We strung foam letter beads from Oriental Trading on pipecleaners. Make a loop at the end for closure:

Alternately, have the kids make name plaques for themselves. Foam letters and a lot of sparkle. We tried doing their initials one year. That was a bit of a learning curve.

Saturday, August 22, 2015

Pet Storytime, Friday, August 28 @ 10:30

 A new Dr. Seuss to start off with! This one's short and sweet.

Oh, we love our pets! So we'll also love a storytime about pets -- but these aren't regular pets.  These are bizarre pets, like rhinoceri and octopi and oh my oh my. 
Intro Game:  Ask kids to raise their hands if they have a dog, cat, etc.  Ask their names. They'll love to talk about them!

An Octopus Followed Me Home by Dan Yaccarino.  And that's a bad thing? Maybe to Dad.

My Rhinoceros by John Agee.  His new pet rhino is just as sluggish as he looks, so the boy's a bit disappointed. Until he discovers he can fly.

If All the Animals Came Inside by Eric Pinder. GREAT INTERACTIONAL.  This books has a wonderful rhythm you can really pound out; get the moms to join in while you hit the beat.

Didn't get to: Mammoth in the Fridge by Michael Escoffier. The parents a horrified to discover a whoolly mammoth in their firdge one morning.  They call the fire dept., but when the mammoth escapes and runs up a tree, they leave. Turns out their daughter is in cahoots with the beast.

Be certain to define "mammoth"; ask what they think of cover picture.

Dino Pets by Lynn Plourde.Lush illustrations, short rhyming verse.  Plunk down hard on the ending rhymes.

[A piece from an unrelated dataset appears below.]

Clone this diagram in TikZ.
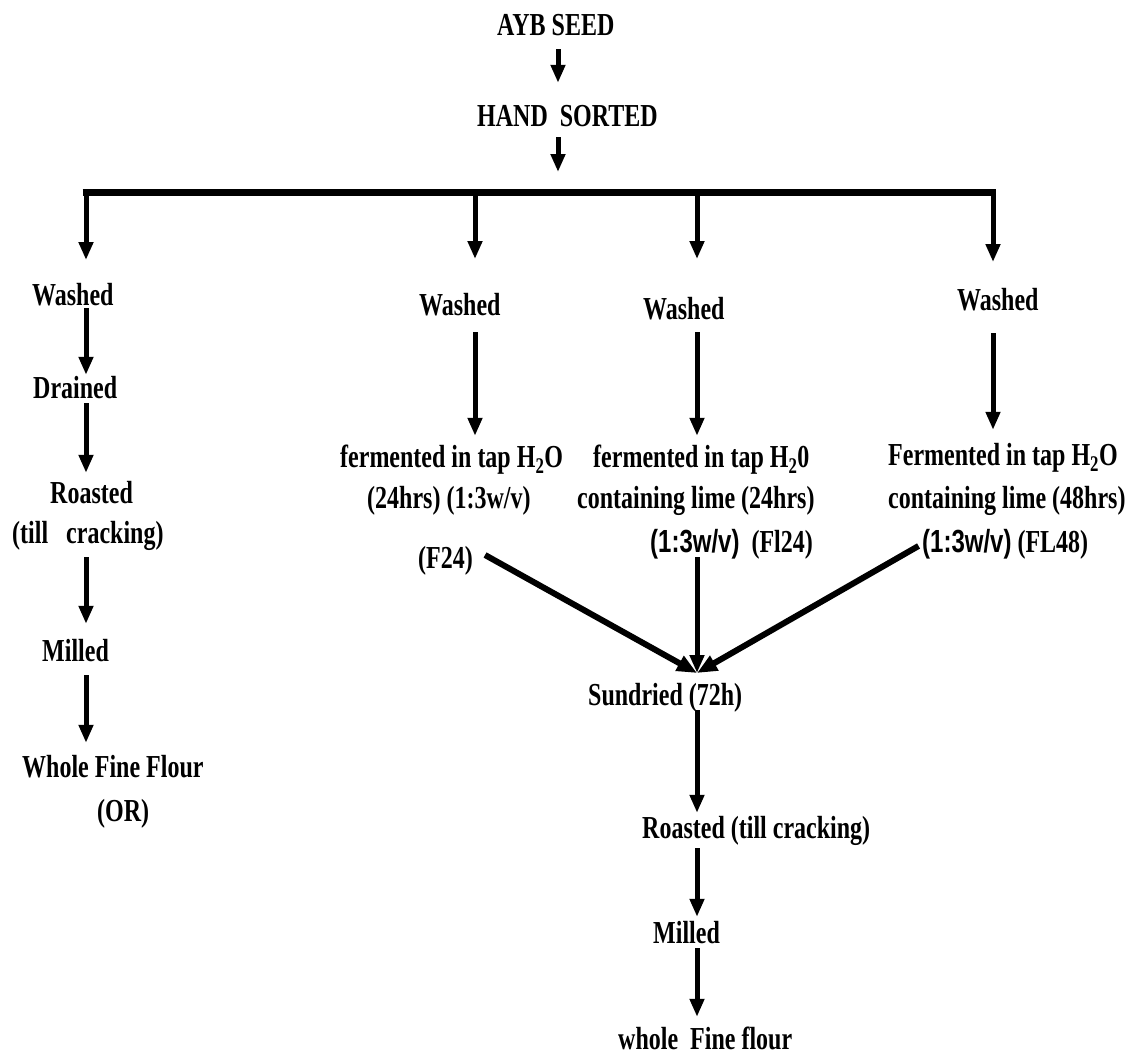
\documentclass[tikz,border=0pt]{standalone}
\usepackage{fontspec}
\newfontfamily\tnr{Liberation Serif}[FakeStretch=0.75]
\newfontfamily\ars{Liberation Sans}[FakeStretch=0.75]
\usetikzlibrary{arrows.meta}
\begin{document}
\begin{tikzpicture}[x=1pt,y=-1pt,
  lbl/.style={inner sep=0pt, text height=22pt, text depth=6pt,
    font=\tnr\bfseries\fontsize{32}{40}\selectfont, anchor=base west},
  arr/.style={line width=5pt, -{Triangle[width=14pt,length=18pt]}},
  diag/.style={line width=6pt, -{Triangle[width=16pt,length=20pt]}},
  barline/.style={line width=7pt}]
\useasboundingbox (0,0) rectangle (1143,1055);
% column coordinates
\coordinate (c1) at (558,0);
\coordinate (cL) at (86,0);
\coordinate (cB) at (475,0);
\coordinate (cC) at (697,0);
\coordinate (cD) at (993,0);
% texts
\node[lbl] (seed) at (497,35) {AYB SEED};
\node[lbl] (hand) at (477,126) {HAND\ \ SORTED};
\node[lbl] (wA) at (32,305) {Washed};
\node[lbl] (drA) at (33,398) {Drained};
\node[lbl] (roA) at (50,503) {Roasted};
\node[lbl] (tcA) at (12,543) {(till\ \ \ cracking)};
\node[lbl] (miA) at (42,661) {Milled};
\node[lbl] (wfA) at (22,777) {Whole Fine Flour};
\node[lbl] (orA) at (97,821) {(OR)};
\node[lbl] (wB) at (419,315) {Washed};
\node[lbl] (wC) at (643,319) {Washed};
\node[lbl] (wD) at (957,310) {Washed};
\node[lbl] (b1a) at (340,467) {fermented in tap H\textsubscript{2}O};
\node[lbl] (b1b) at (367,508) {(24hrs) (1:3w/v)};
\node[lbl] (f24) at (418,568) {(F24)};
\node[lbl] (b2a) at (593,467) {fermented in tap H\textsubscript{2}0};
\node[lbl] (b2b) at (577,508) {containing lime (24hrs)};
\node[lbl] (l2) at (650,552) {{\ars (1:3w/v)}\ \ (Fl24)};
\node[lbl] (b3a) at (888,465) {Fermented in tap H\textsubscript{2}O};
\node[lbl] (b3b) at (888,508) {containing lime (48hrs)};
\node[lbl] (l3) at (922,552) {{\ars (1:3w/v)} (FL48)};
\node[lbl] (sd) at (588,705) {Sundried (72h)};
\node[lbl] (ro2) at (642,838) {Roasted (till cracking)};
\node[lbl] (mi2) at (653,943) {Milled};
\node[lbl, text depth=2pt] (wf2) at (618,1049) {whole\ \ Fine flour};
% bar and drops
\coordinate (barL) at (82.5,192);
\coordinate (barR) at (995.5,192);
\coordinate (barT) at (558,192);
\coordinate (dL) at (86,192);
\coordinate (dB) at (475,192);
\coordinate (dC) at (697,192);
\coordinate (dD) at (993,192);
\coordinate (tL) at (86,260);
\coordinate (tB) at (475,259);
\coordinate (tC) at (697,259);
\coordinate (tD) at (993,262);
\coordinate (conv) at (697,673);
\draw[barline] (barL) -- (barR);
\draw[arr] (dL) -- (tL);
\draw[arr] (dB) -- (tB);
\draw[arr] (dC) -- (tC);
\draw[arr] (dD) -- (tD);
% top
\draw[arr, shorten <=8pt, shorten >=21pt] (seed.south -| c1) -- (hand.north -| c1);
\draw[arr, shorten <=5pt, shorten >=20pt] (hand.south -| c1) -- (barT);
% left column
\draw[arr, shorten <=-3pt, shorten >=1pt] (wA.south -| cL) -- (drA.north -| cL);
\draw[arr, shorten <=-1pt, shorten >=8pt] (drA.south -| cL) -- (roA.north -| cL);
\draw[arr, shorten <=8pt, shorten >=15pt] (tcA.south -| cL) -- (miA.north -| cL);
\draw[arr, shorten <=8pt, shorten >=12pt] (miA.south -| cL) -- (wfA.north -| cL);
% middle columns
\draw[arr, shorten <=11pt, shorten >=9pt] (wB.south -| cB) -- (b1a.north -| cB);
\draw[arr, shorten <=7pt, shorten >=9pt] (wC.south -| cC) -- (b2a.north -| cC);
\draw[arr, shorten <=17pt, shorten >=13pt] (wD.south -| cD) -- (b3a.north -| cD);
% convergence
\draw[diag] ([xshift=12pt,yshift=5pt]f24.east) -- (conv);
\draw[arr, shorten <=-1pt] (l2.south -| cC) -- (conv);
\draw[diag, shorten <=4pt] (l3.west) -- (conv);
% lower column
\draw[arr, shorten <=-1pt, shorten >=3pt] (sd.south -| cC) -- (ro2.north -| cC);
\draw[arr, shorten <=4pt, shorten >=4pt] (ro2.south -| cC) -- (mi2.north -| cC);
\draw[arr, shorten <=-1pt, shorten >=10pt] (mi2.south -| cC) -- (wf2.north -| cC);
\end{tikzpicture}
\end{document}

Some I'm not picking:  Penguin by Polly Dunbar, This Moose Belongs to Me by Oliver Jeffers, Children Make Terrible Pets by Peter Brown.  Excellent, funny books, but all a bit on the twisted side for the very, very young in this group.

ANY songs about animals.


Pet rugs:

I know, I know! Dopey but easy and fun.  Use up what craft materials you have left for this: fun foam and fun foam stickers, scrapbook paper and washi tape, construction paper and markers.  But let the kids fringe the edges and stick on the embellishments.  It's a great intro to cutting.

Friday, August 14, 2015

Pig Storytime, Friday, August 21 @ 10:30


Watch Them Grow: Piglets by Colleen Sexton. Sometimes it's fun to start off a storytime with a little REALITY.  With no disrespect to Piggy and Olivia and Toot and Puddle, real pigs are kind of cool too.  Simple nonfiction with beautiful photos and short text give us a nice dive into that storytime mud.
  • The Three Ninja Pigs by Corey Rosen Schwartz. Very hip update.
  • The Cow That Went Oink by Bernard Most.  Make sure you preview the cover:  See all these cows standing in a herd together. And this cow standing off to the bottom ALL ALONE? This favorite readaloud gives opportunity to laugh like a rooster (cock a doodle had) and a sheep (maaaa-ha-ha), etc.  
  • Olivia Saves the Circus by Ian Falconer.  Of all the Olivia books, this is the most fun to read aloud as Olivia acts out being a lion tamer, trapeze artist, and clown.
  • This Little Piggy by Tim Harrington.  Charming new take on that ten toe chant we know so well.  The 1st piggies do the same old eating roast beef, etc.  But the 2nd set of little pieggies lead wildly exciting lives, dancing, flying planes, and more.  This makes the 1st set so jealous they break out of their ruts and have costume parties, chew gum, and just learn to enjoy life more.  The gentle humor with the surreal element yield up a big favorite. 
  • If You Give a Pig a Pancake.  I stop a couple of times in amazement throughout this book.  "Things are getting so complicated!" I say.  "This is the most complicated book I ever read!" Children in other storythous have lost interest in the this-happens-then-that-happens structure of these books, but a pause and a head scratching brings them back in.  Also excellent is stopping partway through and asking them to help retell what's happened so far. 
  • The Pigs' Picnic by Keiko Kasza.  This one's a bit like Frank Asch's Bread and Honey; the pig borrows lion's mane, zebra's stripes, etc. to impress his girlfriend.  And scares her.  
  • I Know a Wee Piggy by Kim Norman.  This is how I'd LIKE to do this book:  with a big pig cut out, which I would then swipe with color after color.  This goes to the familiar tune: I know an old lady who... but with colors instead of critters. 
  • Happy Pig Day! by Mo Willems.  Everyone has to be introduced to Piggy from that great duo, Elephant and Piggy!

Old MacDonald with the old switcheroos.

Craft: Rainsticks: poster mailers with a twist of tinfoil inside, lentils and beans (Thanks, Amanda!), and the duck tape sealing the end only got picked off once, so that's a bonafide success!